During the first quarter we added just 89 gross wells, 4.6 net wells to production bringing our total producing well count to 1,847 gross or 150.8 net wells. The good news is the completion activity picked up materially in April and as a result, we have had more net well completions in April than the entire first quarter.

We added 80 gross, 6.7 net wells in April alone so we are encouraged to see the delayed completions in the first quarter shift to heavier completion activity right out of the gate in the second quarter.

On another positive note, despite the brutal weather in the first quarter, our drilling activity continued at an above average pace with 13.8 net wells being spud during the first quarter. That brought our total number of wells in process, as of March 31, to 298 gross wells and 24.4 net wells which is a record high for Northern and a considerable increase from the 15 net wells we had in process at the end of December.

What's really encouraging about our inventory and process wells is that 94% of this activity is occurring in Mountrail County, McKenzie County, Williams and Dunn counties compared to 2013 when these counties accounted for approximately 75% of our net wells added to production during the year.

Historically, these four counties have produced our highest overall returns with our drilling activity more concentrated in our core areas along with pad drilling efficiencies and enhanced completion methodologies, we are confident our production and overall returns will push higher.

All of this should position us really well for the remainder of 2014. I will say though it is only May 9, so it is probably not prudent for us to make any changes in our annual production guidance at this time.
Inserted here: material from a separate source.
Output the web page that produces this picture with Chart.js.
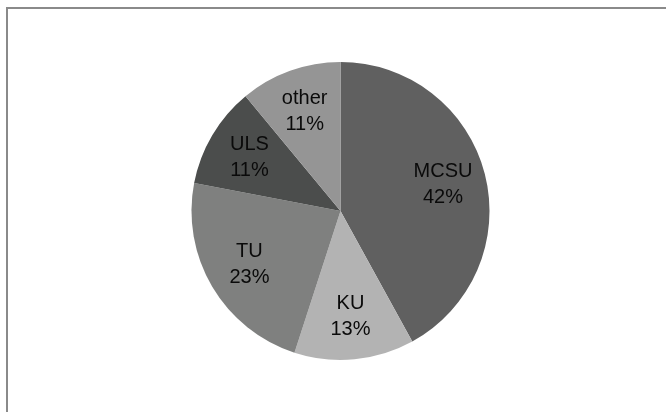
<!DOCTYPE html>
<html>
<head>
<meta charset="utf-8">
<script src="https://cdn.jsdelivr.net/npm/chart.js@4/dist/chart.umd.min.js"></script>
<style>
    html, body { margin: 0; padding: 0; background: #fff; overflow: hidden; }
    #frame {
        position: absolute; left: 6px; top: 7px;
        width: 720px; height: 480px;
        border: 2px solid #8a8a8a;
    }
    #wrap { position: absolute; left: 0; top: 0; width: 666px; height: 412px; }
</style>
</head>
<body>
<div id="frame"></div>
<div id="wrap"><canvas id="chart" width="666" height="412"></canvas></div>
<script>
const labels = ['MCSU', 'KU', 'TU', 'ULS', 'other'];
const shares = [42, 13, 23, 11, 11];
const colors = ['#606060', '#b3b3b3', '#7f807f', '#4b4d4c', '#959595'];

// writes "name" and "nn%" inside each slice
const sliceLabels = {
    id: 'sliceLabels',
    afterDatasetsDraw(chart) {
        const ctx = chart.ctx;
        const meta = chart.getDatasetMeta(0);
        ctx.save();
        ctx.font = '20px "Liberation Sans", Arial, sans-serif';
        ctx.fillStyle = '#0a0a0a';
        ctx.textAlign = 'center';
        ctx.textBaseline = 'middle';
        meta.data.forEach((arc, i) => {
            const p = arc.getProps(['x', 'y', 'startAngle', 'endAngle', 'outerRadius']);
            const mid = (p.startAngle + p.endAngle) / 2;
            const r = p.outerRadius * 0.71;
            const x = p.x + Math.cos(mid) * r;
            const y = p.y + Math.sin(mid) * r;
            ctx.fillText(labels[i], x, y - 13);
            ctx.fillText(shares[i] + '%', x, y + 13);
        });
        ctx.restore();
    }
};

new Chart(document.getElementById('chart'), {
    type: 'pie',
    data: {
        labels: labels,
        datasets: [{
            data: shares,
            backgroundColor: colors,
            borderWidth: 0
        }]
    },
    options: {
        responsive: false,
        animation: false,
        layout: { padding: { top: 62, bottom: 52, left: 15, right: 0 } },
        plugins: {
            legend: { display: false },
            tooltip: { enabled: false }
        }
    },
    plugins: [sliceLabels]
});
</script>
</body>
</html>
We clearly see activity levels that are very strong and completion activity that picked up in April.

Also, with road weight restrictions expected to be lifted by the end of May, we are clearly optimistic about the second quarter and 2014 as a whole. But again it is still early. We are obviously expecting an increase in production in the second quarter and the back half of the year, but we would like to see some follow-up to the strong completion activity in May, see the road restrictions actually come off in May and have a better grasp on the expected increase in production before adjusted our guidance.

One quick note on well costs. We are seeing a number of operators employing fracturing techniques requiring larger amounts of slick water and proppant, which has been offsetting some of the cost efficiencies gained from pad drilling. It is still early but the preliminary results of the new completion enhancements have been positive and we'll continue to monitor the effect it has on returns. With that said, we are currently maintaining our estimate of 8.8 million per completed well for the year.

Wrapping things up before I turn the call over to Tom, we are definitely seeing some really positive signs as we look at the remainder of 2014. Our backlog of 24.4 net wells in process, as of March 31, is literally twice as large as it was on that date last year and 94% of these wells are in our four best performing and highest return counties.

In addition, based on what we saw in April, we expect that we will work through the backlog earlier this year than we did last year when the big completion push didn't occur until the third and fourth quarters of last year, again giving us confidence that our production and overall returns will push higher in 2014.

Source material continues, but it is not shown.